WHAT IS EXPECTED
Output all the data exactly. Pictures do not belong in the copy.

RECORDED DATA

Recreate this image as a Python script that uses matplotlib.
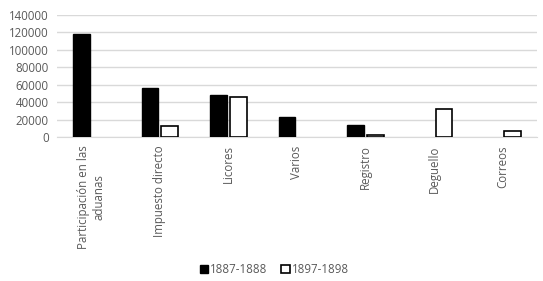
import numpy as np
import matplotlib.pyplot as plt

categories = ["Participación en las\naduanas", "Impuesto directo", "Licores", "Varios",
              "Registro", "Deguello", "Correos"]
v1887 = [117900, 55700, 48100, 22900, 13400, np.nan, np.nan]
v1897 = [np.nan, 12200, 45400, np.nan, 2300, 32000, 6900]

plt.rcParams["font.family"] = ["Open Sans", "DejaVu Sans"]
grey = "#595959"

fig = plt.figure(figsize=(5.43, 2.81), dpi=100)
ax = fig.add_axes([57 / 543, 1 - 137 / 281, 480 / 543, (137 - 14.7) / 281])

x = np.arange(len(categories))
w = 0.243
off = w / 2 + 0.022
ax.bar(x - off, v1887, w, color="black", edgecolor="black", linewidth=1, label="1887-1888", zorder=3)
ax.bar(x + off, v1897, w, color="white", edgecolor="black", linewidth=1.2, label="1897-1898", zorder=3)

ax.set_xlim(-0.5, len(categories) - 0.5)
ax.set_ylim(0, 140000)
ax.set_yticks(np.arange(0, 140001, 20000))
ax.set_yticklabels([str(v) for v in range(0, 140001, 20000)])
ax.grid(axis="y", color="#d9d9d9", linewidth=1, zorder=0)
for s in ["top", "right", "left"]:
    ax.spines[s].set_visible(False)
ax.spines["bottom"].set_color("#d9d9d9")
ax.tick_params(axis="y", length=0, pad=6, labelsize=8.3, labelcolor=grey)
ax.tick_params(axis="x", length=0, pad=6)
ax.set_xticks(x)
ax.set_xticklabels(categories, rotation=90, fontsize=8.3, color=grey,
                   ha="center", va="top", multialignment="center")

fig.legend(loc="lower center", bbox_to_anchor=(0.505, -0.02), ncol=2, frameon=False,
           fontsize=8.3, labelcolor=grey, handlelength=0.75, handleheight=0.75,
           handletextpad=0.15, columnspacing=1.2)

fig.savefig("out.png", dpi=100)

CORRECT OUTPUT
Recreate this image as a Python script that uses matplotlib.
import numpy as np
import matplotlib.pyplot as plt

categories = ["Participación en las\naduanas", "Impuesto directo", "Licores", "Varios",
              "Registro", "Deguello", "Correos"]
v1887 = [117900, 55700, 48100, 22900, 13400, np.nan, np.nan]
v1897 = [np.nan, 12200, 45400, np.nan, 2300, 32000, 6900]

plt.rcParams["font.family"] = ["Open Sans", "DejaVu Sans"]
grey = "#595959"

fig = plt.figure(figsize=(5.43, 2.81), dpi=100)
ax = fig.add_axes([57 / 543, 1 - 137 / 281, 480 / 543, (137 - 14.7) / 281])

x = np.arange(len(categories))
w = 0.243
off = w / 2 + 0.022
ax.bar(x - off, v1887, w, color="black", edgecolor="black", linewidth=1, label="1887-1888", zorder=3)
ax.bar(x + off, v1897, w, color="white", edgecolor="black", linewidth=1.2, label="1897-1898", zorder=3)

ax.set_xlim(-0.5, len(categories) - 0.5)
ax.set_ylim(0, 140000)
ax.set_yticks(np.arange(0, 140001, 20000))
ax.set_yticklabels([str(v) for v in range(0, 140001, 20000)])
ax.grid(axis="y", color="#d9d9d9", linewidth=1, zorder=0)
for s in ["top", "right", "left"]:
    ax.spines[s].set_visible(False)
ax.spines["bottom"].set_color("#d9d9d9")
ax.tick_params(axis="y", length=0, pad=6, labelsize=8.3, labelcolor=grey)
ax.tick_params(axis="x", length=0, pad=6)
ax.set_xticks(x)
ax.set_xticklabels(categories, rotation=90, fontsize=8.3, color=grey,
                   ha="center", va="top", multialignment="center")

fig.legend(loc="lower center", bbox_to_anchor=(0.505, -0.02), ncol=2, frameon=False,
           fontsize=8.3, labelcolor=grey, handlelength=0.75, handleheight=0.75,
           handletextpad=0.15, columnspacing=1.2)

fig.savefig("out.png", dpi=100)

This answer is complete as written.